"Competition is what's really going to change our public schools. It's the only thing that's going to force them to become better schools because they're going to lose students if they don't." -- Republican Nevada Assemblywoman Jill Dickman
The BC Liberals launched a surprise attack on public schools on the very last day of the B.C. Legislature's spring session, tabling Bill 29 to prevent municipalities from charging private schools property tax.
The legislation's first reading on May 28 "delighted" private school reps.

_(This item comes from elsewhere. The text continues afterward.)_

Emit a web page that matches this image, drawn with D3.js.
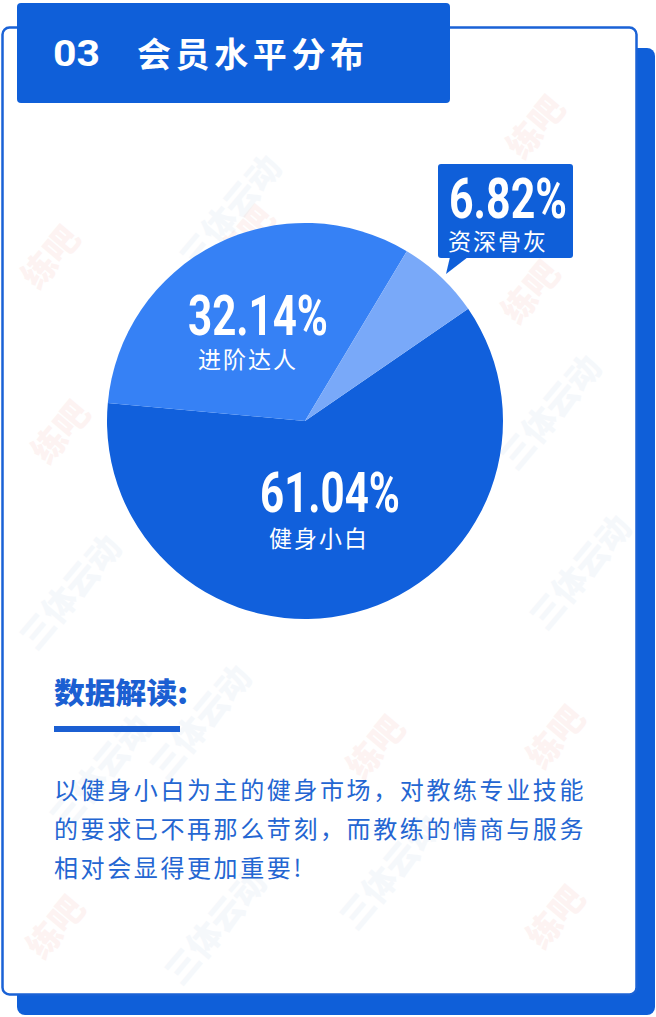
<!DOCTYPE html>
<html>
<head>
<meta charset="utf-8">
<script src="https://cdn.jsdelivr.net/npm/d3@7/dist/d3.min.js"></script>
<style>
  html, body { margin: 0; padding: 0; background: #ffffff; }
  svg { display: block; }
</style>
</head>
<body>
<svg id="chart" width="656" height="1017"></svg>
<script>
// ---- data ----
const categories = ["健身小白", "进阶达人", "资深骨灰"];
const values = [61.04, 32.14, 6.82];
const valueLabels = ["61.04%", "32.14%", "6.82%"];
const colors = ["#1160dc", "#3681f5", "#79a9f9"];
const title = "会员水平分布";
const titleNum = "03";
const noteTitle = "数据解读:";
const noteLines = [
  "以健身小白为主的健身市场，对教练专业技能",
  "的要求已不再那么苛刻，而教练的情商与服务",
  "相对会显得更加重要!"
];

const svg = d3.select("#chart");
const blue = "#0f5fd9";
const cjk = "'Noto Sans CJK SC', 'Noto Sans', sans-serif";
const num = "Roboto, 'Liberation Sans', sans-serif";

// ---- frame ----
svg.append("rect").attr("x", 17).attr("y", 48).attr("width", 638).attr("height", 967)
  .attr("rx", 8).attr("fill", blue);
svg.append("rect").attr("x", 2.5).attr("y", 27.5).attr("width", 634).attr("height", 967)
  .attr("rx", 7).attr("fill", "#ffffff").attr("stroke", "#1a62d6").attr("stroke-width", 2.5);

// ---- faint watermarks ----
const wm = svg.append("g").attr("font-family", cjk).attr("font-weight", 900).attr("font-size", 34);
const marks = [
  ["练吧", 60, 265, "#f3b8b0"], ["练吧", 545, 135, "#f3b8b0"], ["练吧", 540, 300, "#f3b8b0"],
  ["练吧", 70, 440, "#f3b8b0"], ["练吧", 385, 755, "#f3b8b0"], ["练吧", 565, 745, "#f3b8b0"],
  ["练吧", 65, 935, "#f3b8b0"], ["练吧", 565, 925, "#f3b8b0"], ["练吧", 255, 245, "#f3b8b0"],
  ["三体云动", 80, 600, "#c8d6ea"], ["三体云动", 240, 220, "#c8d6ea"], ["三体云动", 560, 420, "#c8d6ea"],
  ["三体云动", 210, 730, "#c8d6ea"], ["三体云动", 400, 880, "#c8d6ea"], ["三体云动", 225, 935, "#c8d6ea"],
  ["三体云动", 590, 580, "#c8d6ea"], ["三体云动", 110, 780, "#c8d6ea"]
];
marks.forEach(m => {
  wm.append("text").attr("x", m[1]).attr("y", m[2]).attr("text-anchor", "middle")
    .attr("transform", `rotate(-50 ${m[1]} ${m[2]})`)
    .attr("fill", m[3]).attr("opacity", 0.16).text(m[0]);
});

// ---- header ----
svg.append("rect").attr("x", 17).attr("y", 3).attr("width", 433).attr("height", 100)
  .attr("rx", 4).attr("fill", blue);
svg.append("text").attr("x", 53).attr("y", 66).attr("font-family", num).attr("font-weight", 700)
  .attr("font-size", 37).attr("fill", "#ffffff")
  .attr("textLength", 47).attr("lengthAdjust", "spacingAndGlyphs").text(titleNum);
svg.append("text").attr("x", 137).attr("y", 67).attr("font-family", cjk).attr("font-weight", 700)
  .attr("font-size", 34).attr("letter-spacing", 4.6).attr("fill", "#ffffff").text(title);

// ---- pie ----
const cx = 305, cy = 421, R = 198;
const a0 = 55.5 * Math.PI / 180;
const pie = d3.pie().sort(null).startAngle(a0).endAngle(a0 + 2 * Math.PI);
const arc = d3.arc().innerRadius(0).outerRadius(R);
const g = svg.append("g").attr("transform", `translate(${cx},${cy})`);
g.selectAll("path").data(pie(values)).join("path")
  .attr("d", arc).attr("fill", (d, i) => colors[i]);

// labels (offsets relative to pie center)
const labelPos = [
  { nx: 25, ny: 91, nw: 140, lx: 14, ly: 126 },
  { nx: -47, ny: -86, nw: 140, lx: -57, ly: -53 }
];
labelPos.forEach((p, i) => {
  g.append("text").attr("x", p.nx - 70).attr("y", p.ny).attr("font-family", num).attr("font-weight", 700)
    .attr("font-size", 56).attr("fill", "#ffffff")
    .attr("textLength", p.nw).attr("lengthAdjust", "spacingAndGlyphs").text(valueLabels[i]);
  g.append("text").attr("x", p.lx).attr("y", p.ly).attr("text-anchor", "middle").attr("font-family", cjk)
    .attr("font-weight", 400).attr("font-size", 23).attr("letter-spacing", 2).attr("fill", "#ffffff")
    .text(categories[i]);
});

// callout for smallest slice
const bx = 438, by = 164, bw = 135, bh = 94;
svg.append("path")
  .attr("d", `M${bx + 12},${by + bh - 1} L${bx + 8},${by + bh + 16} L${bx + 30},${by + bh - 1} Z`)
  .attr("fill", blue);
svg.append("rect").attr("x", bx).attr("y", by).attr("width", bw).attr("height", bh).attr("rx", 3).attr("fill", blue);
svg.append("text").attr("x", 449).attr("y", 218).attr("font-family", num).attr("font-weight", 700)
  .attr("font-size", 56).attr("fill", "#ffffff")
  .attr("textLength", 118).attr("lengthAdjust", "spacingAndGlyphs").text(valueLabels[2]);
svg.append("text").attr("x", 448).attr("y", 250).attr("font-family", cjk).attr("font-weight", 400)
  .attr("font-size", 23).attr("letter-spacing", 2).attr("fill", "#ffffff").text(categories[2]);

// ---- interpretation ----
svg.append("text").attr("x", 54).attr("y", 704).attr("font-family", cjk).attr("font-weight", 900)
  .attr("font-size", 29).attr("fill", "#1b5fd2")
  .attr("textLength", 134).attr("lengthAdjust", "spacingAndGlyphs").text(noteTitle);
svg.append("rect").attr("x", 54).attr("y", 726).attr("width", 126).attr("height", 6).attr("fill", "#1b5fd2");
svg.append("g").selectAll("text").data(noteLines).join("text")
  .attr("x", 54).attr("y", (d, i) => 799 + i * 39)
  .attr("font-family", cjk).attr("font-size", 24).attr("letter-spacing", 2.6)
  .attr("fill", "#2466d2").text(d => d);
</script>
</body>
</html>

Once again it shows the provincial government's equal delight in bashing public education at every opportunity.
And while the BC Liberals have not yet taken the draconian steps Nevada's Republican government has to undermine public schools by giving their existing funding to private institutions, questions must be raised about their intentions.
BC Liberal Finance Minister Mike de Jong apparently worried that cash-strapped cities and towns might apply property taxes on private schools' non-classroom facilities -- since classroom space is already tax-exempt.

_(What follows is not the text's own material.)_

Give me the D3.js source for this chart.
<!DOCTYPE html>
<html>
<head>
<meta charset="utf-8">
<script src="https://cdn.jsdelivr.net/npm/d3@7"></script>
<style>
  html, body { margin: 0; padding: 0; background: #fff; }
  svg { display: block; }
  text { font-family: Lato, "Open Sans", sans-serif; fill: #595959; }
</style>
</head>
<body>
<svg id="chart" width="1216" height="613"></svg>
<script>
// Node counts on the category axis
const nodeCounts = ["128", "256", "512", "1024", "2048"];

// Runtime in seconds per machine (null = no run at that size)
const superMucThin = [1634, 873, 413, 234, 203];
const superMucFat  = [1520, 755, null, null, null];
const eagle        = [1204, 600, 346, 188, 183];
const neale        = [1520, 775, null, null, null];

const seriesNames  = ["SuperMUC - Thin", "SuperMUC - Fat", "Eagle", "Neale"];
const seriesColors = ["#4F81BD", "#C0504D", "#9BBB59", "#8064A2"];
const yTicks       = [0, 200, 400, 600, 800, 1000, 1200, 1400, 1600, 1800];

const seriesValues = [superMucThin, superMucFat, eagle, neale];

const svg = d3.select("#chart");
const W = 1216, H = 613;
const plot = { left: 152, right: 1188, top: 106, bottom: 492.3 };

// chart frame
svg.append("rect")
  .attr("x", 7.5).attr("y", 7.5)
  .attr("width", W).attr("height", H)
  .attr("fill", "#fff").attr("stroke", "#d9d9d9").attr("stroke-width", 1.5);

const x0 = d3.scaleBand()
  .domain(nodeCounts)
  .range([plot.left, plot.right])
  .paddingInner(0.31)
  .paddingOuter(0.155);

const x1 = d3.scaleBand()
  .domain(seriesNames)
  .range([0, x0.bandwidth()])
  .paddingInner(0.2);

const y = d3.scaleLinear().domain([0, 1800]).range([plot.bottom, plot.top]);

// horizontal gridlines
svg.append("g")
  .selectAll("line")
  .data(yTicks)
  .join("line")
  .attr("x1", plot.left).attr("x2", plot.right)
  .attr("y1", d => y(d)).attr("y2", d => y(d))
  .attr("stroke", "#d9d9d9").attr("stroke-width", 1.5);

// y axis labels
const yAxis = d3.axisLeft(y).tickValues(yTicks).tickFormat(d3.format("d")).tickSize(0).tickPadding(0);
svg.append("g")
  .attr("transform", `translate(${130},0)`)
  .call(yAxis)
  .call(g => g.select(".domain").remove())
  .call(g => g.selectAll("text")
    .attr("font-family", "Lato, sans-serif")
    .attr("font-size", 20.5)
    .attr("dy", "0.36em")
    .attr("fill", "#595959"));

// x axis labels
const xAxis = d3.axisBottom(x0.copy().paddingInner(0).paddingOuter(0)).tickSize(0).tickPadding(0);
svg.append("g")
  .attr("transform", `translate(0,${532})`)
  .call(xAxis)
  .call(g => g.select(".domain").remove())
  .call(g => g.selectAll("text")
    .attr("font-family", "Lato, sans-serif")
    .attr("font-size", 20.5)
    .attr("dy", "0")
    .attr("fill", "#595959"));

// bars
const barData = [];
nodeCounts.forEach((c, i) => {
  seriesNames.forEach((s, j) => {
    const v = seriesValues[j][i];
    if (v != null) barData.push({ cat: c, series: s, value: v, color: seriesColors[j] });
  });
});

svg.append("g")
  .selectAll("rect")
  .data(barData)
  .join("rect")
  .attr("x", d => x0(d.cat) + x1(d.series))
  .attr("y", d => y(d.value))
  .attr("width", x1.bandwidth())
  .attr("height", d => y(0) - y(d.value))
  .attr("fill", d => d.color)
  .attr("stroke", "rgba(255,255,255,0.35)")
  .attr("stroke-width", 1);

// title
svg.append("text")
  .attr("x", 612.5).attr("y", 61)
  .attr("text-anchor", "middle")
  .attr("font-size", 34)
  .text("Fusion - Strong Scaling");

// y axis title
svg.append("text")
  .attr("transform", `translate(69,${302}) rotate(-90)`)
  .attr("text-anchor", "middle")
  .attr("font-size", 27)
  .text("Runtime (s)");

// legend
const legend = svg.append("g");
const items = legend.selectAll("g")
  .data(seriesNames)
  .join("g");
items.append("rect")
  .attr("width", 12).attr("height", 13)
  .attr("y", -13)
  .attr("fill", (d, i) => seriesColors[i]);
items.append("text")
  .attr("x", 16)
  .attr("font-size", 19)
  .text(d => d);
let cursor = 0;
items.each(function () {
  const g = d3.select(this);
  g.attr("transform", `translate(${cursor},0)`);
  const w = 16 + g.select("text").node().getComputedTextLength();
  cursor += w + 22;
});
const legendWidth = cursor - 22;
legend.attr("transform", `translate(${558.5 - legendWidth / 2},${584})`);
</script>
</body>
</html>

"These amendments will ensure that independent school properties, such as playgrounds, playing fields and athletic facilities, will not be subject to property tax in the future," de Jong told the Legislature last Thursday.
An unbelievable priority, given B.C.'s terrible child poverty rate, the appalling record of kids dying while in the care of the Ministry of Children and Family Development or the significant challenges public school students, teachers and staff face from government underfunding.

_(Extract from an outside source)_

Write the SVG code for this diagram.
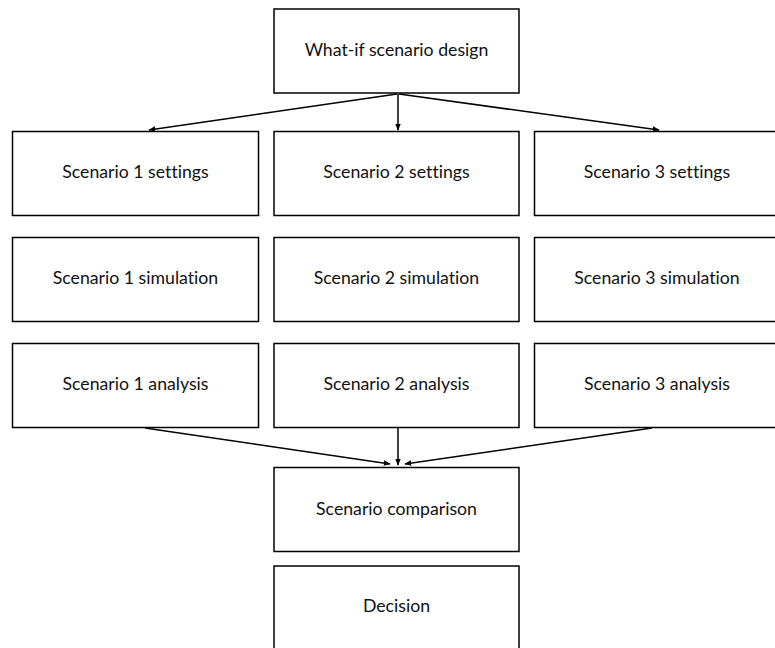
<svg xmlns="http://www.w3.org/2000/svg" width="775" height="648" viewBox="0 0 775 648">
<defs>
<style>
.box{fill:#fff;stroke:#000;stroke-width:1.5}
.lbl{font-family:Lato,"Liberation Sans",sans-serif;font-size:17.7px;fill:#111;text-anchor:middle;dominant-baseline:central;font-variant-ligatures:none}
.con{stroke:#000;stroke-width:1.5;fill:none;marker-end:url(#ah)}
</style>
<marker id="ah" viewBox="0 0 10 10" refX="9" refY="5" markerWidth="7" markerHeight="7" markerUnits="userSpaceOnUse" orient="auto">
<path d="M0,1 L10,5 L0,9 z" fill="#000"/>
</marker>
</defs>
<rect width="775" height="648" fill="#fff"/>
<g id="design"><rect class="box" x="274" y="9" width="245" height="84"/><text class="lbl" x="396.5" y="49">What-if scenario design</text></g>
<g id="s1set"><rect class="box" x="12.5" y="131.5" width="246" height="84"/><text class="lbl" x="135.5" y="171">Scenario 1 settings</text></g>
<g id="s2set"><rect class="box" x="274" y="131.5" width="245" height="84"/><text class="lbl" x="396.5" y="171">Scenario 2 settings</text></g>
<g id="s3set"><rect class="box" x="534.5" y="131.5" width="245" height="84"/><text class="lbl" x="657" y="171">Scenario 3 settings</text></g>
<g id="s1sim"><rect class="box" x="12.5" y="237.5" width="246" height="84"/><text class="lbl" x="135.5" y="277">Scenario 1 simulation</text></g>
<g id="s2sim"><rect class="box" x="274" y="237.5" width="245" height="84"/><text class="lbl" x="396.5" y="277">Scenario 2 simulation</text></g>
<g id="s3sim"><rect class="box" x="534.5" y="237.5" width="245" height="84"/><text class="lbl" x="657" y="277">Scenario 3 simulation</text></g>
<g id="s1ana"><rect class="box" x="12.5" y="343.5" width="246" height="84"/><text class="lbl" x="135.5" y="383">Scenario 1 analysis</text></g>
<g id="s2ana"><rect class="box" x="274" y="343.5" width="245" height="84"/><text class="lbl" x="396.5" y="383">Scenario 2 analysis</text></g>
<g id="s3ana"><rect class="box" x="534.5" y="343.5" width="245" height="84"/><text class="lbl" x="657" y="383">Scenario 3 analysis</text></g>
<g id="compare"><rect class="box" x="274" y="467.5" width="245" height="84"/><text class="lbl" x="396.5" y="508">Scenario comparison</text></g>
<g id="decision"><rect class="box" x="274" y="566" width="245" height="90"/><text class="lbl" x="396.5" y="605">Decision</text></g>
<g id="connectors">
<line class="con" x1="397" y1="94" x2="149" y2="130"/>
<line class="con" x1="398" y1="94" x2="398" y2="130"/>
<line class="con" x1="399" y1="94" x2="659" y2="130"/>
<line class="con" x1="145" y1="428" x2="390" y2="464"/>
<line class="con" x1="398" y1="428" x2="398" y2="465"/>
<line class="con" x1="652" y1="428" x2="405" y2="464"/>
</g>
</svg>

The absurdity of Premier Christy Clark's government acting quickly on something that hasn't happened while ignoring real disasters occurring all around them would be black humour -- were it not for what lies behind it.
'Choice' for the wealthy
Right-wing governments like Nevada's are intent on devastating public education by taking away state funding and giving it to private schools.
Under the rubric of "choice" Nevada's public education system is being defunded, potentially leaving only those students whose parents cannot afford additional tuition fees still attending public schools.
"This bill actually siphons money away from our public school system and gives it to private schools," says Nevada Democrat Assemblywoman Amber Joiner, who voted against the legislation there last week. "That's at a time when our schools can least afford it, and what we're trying to do is support them more than we ever had before."
Here in B.C., private schools have received increasingly more public funding: $311 million in 2014-15 -- a whopping 61.1 per cent increase since 2005-06 -- and more than triple the 19.7 per cent rise in public education funding during the same period, according to a B.C. teachers union budget analysis.
Currently 13 per cent of B.C. kindergarten to Grade 12 students are enrolled in independent schools, which include private and religious institutions, an increase of 5,000 this year.
Given that boost in tuition fees and ongoing government funding increases, one might presume private schools are doing just fine -- so why worry about hypothetical municipal property taxes? What is the reason for hurriedly giving first reading to the Property Taxation (Exemptions) Statutes Amendment Act?
After all, even if the almost 300 private schools in B.C. had their non-classroom properties taxed, the total bill would be $5 million, according to Peter Froese, Federation of Independent School Associations executive director.
Not welcome, but hardly an urgent matter, even for Clark -- whose son attends the private St. George's School in Vancouver, where annual fees are over $22,000 for Grades 8 to 12.
But the motivation for the BC Liberal legislation may be part of an ongoing crisis for private schools worldwide.
Elite feel the pinch
New research in the United Kingdom shows that private school tuition fees are the least affordable since the 1960s.
"The numbers show that for all but the wealthiest 10 per cent of the workforce, fees for the average day school are now more than a quarter of a year's pre-tax pay -- compared with less than one-seventh back in 1968," The Telegraph newspaper reported May 29.
In the U.K. the average fees in 2015 are $29,500 per student, with prestigious private schools charging over double that.
And costs to educate the elite are going up.
"These days, parents want far more for their children than their own bed and the voice of a distant master in a huge schoolroom. They want the latest in modern accommodation and state-of-the-art sports equipment, and -- the most costly requirement of all -- tiny pupil-teacher ratios," says David Turner, author of The Old Boys, a history of English private schools.
"Private schools are generally pretty efficient, but this all costs money," says Turner, whose book studied the affordability of school fees throughout history.
There's also another problem facing private schools -- they aren't worth the cost for the results, according to some experts.
"The fact that private schools confer no material or educational benefit in comparison to good public schools is becoming widely known and must be sending a shiver of panic down the spines of private school boards," says Mem Fox, a noted Australian education professor and author of the country's most popular children's book, Possum Magic.
"Any minute now, surely, they'll be sprung for false advertising," Fox told a teachers' union gathering last week. "As Waleed Aly said [recently], sending your kids to a private school is like buying a new BMW each year and driving it into a wall."
Ouch. Not exactly the kind of comments that will get wealthy parents parting with big bucks that could instead be spent on luxury cars.
Clearly private schools need a helping hand -- and have found one in the BC Liberals.
And while British Columbia isn't Nevada, this B.C. government is looking far more Republican than liberal on public education.